At Gaither, Permuy didn't reach the playoffs until 1990, didn't win his first playoff game until 1995 and didn't reach a region final until 1999.
"We've always either been one pitcher short or something came up," Permuy said. "But we always stuck with it."
Despite Gaither's inability to take the next step for many years, Permuy never lost any sleep. He said he doesn't keep track of trophies or wins, though it's worth noting he passed the 500-career victory mark last season.
"I love to coach," he said.
Players both past and present have a strong affection for Permuy. Senior Ryan Plate said some on the current squad call him "The Godfather." Wharton coach Scott Hoffman, who played for Permuy at Gaither and later was one of his assistants, said he phones his mentor "almost every day, just to talk baseball."
"I credit a lot of my success to him," Hoffman said. "A lot of coaches root for him. He's a nice guy. He'll help you out no matter what you need. He's genuine. He loves to go out there every day and compete, regardless of how it turns out."
This season, things finally fell into place.
A key transfer moved in, a few dominant pitchers emerged and as the season progressed, Gaither (25-5) began looking like a contender. But there were a few scares.
The Cowboys sneaked past Brandon 3-2 in the opening round of the playoffs, then survived against Clermont East Ridge 10-9, but only after almost blowing a 10-2 lead in the final inning.
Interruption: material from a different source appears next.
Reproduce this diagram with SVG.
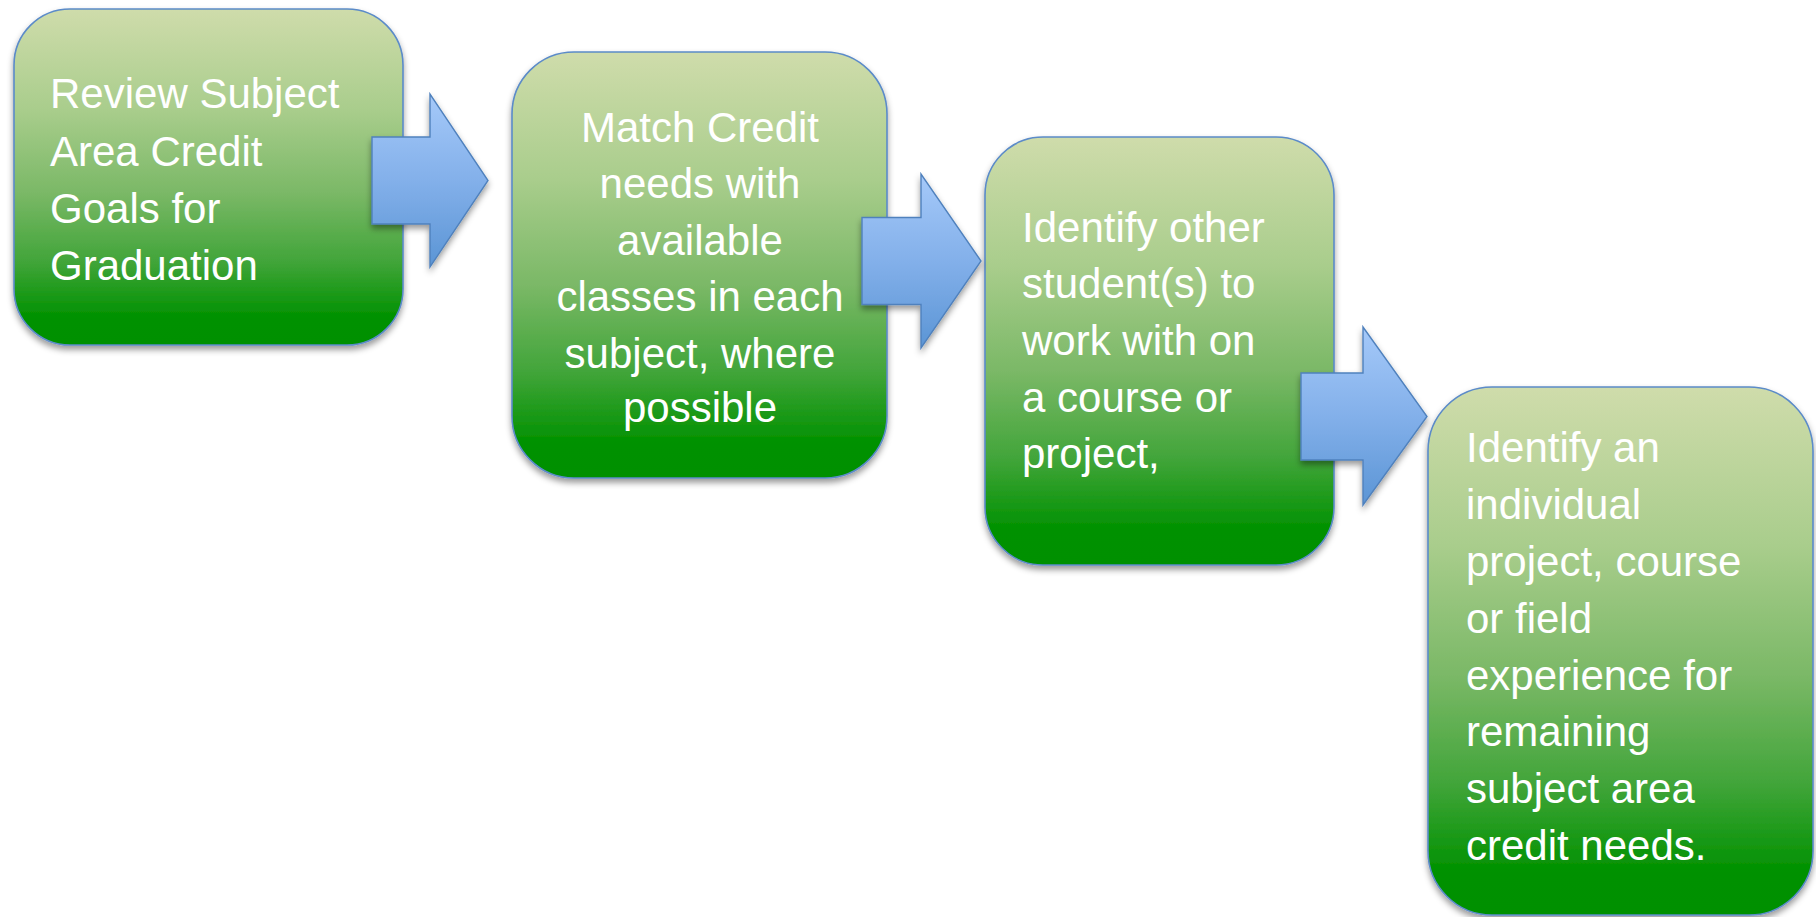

With the final four clincher against George Jenkins came a gigantic sigh of relief.
This week, Permuy has preached to his squad to savor the moment. He knows opportunities such as this don't come around every day.
"I told them they're not going to believe the experience once they get out there," he said.
Winning it all won't be easy.
But the players have every intention of making Permuy's long wait worth it.
"This means a lot since he has been such a great coach over the years," Plate said. "He's a legend."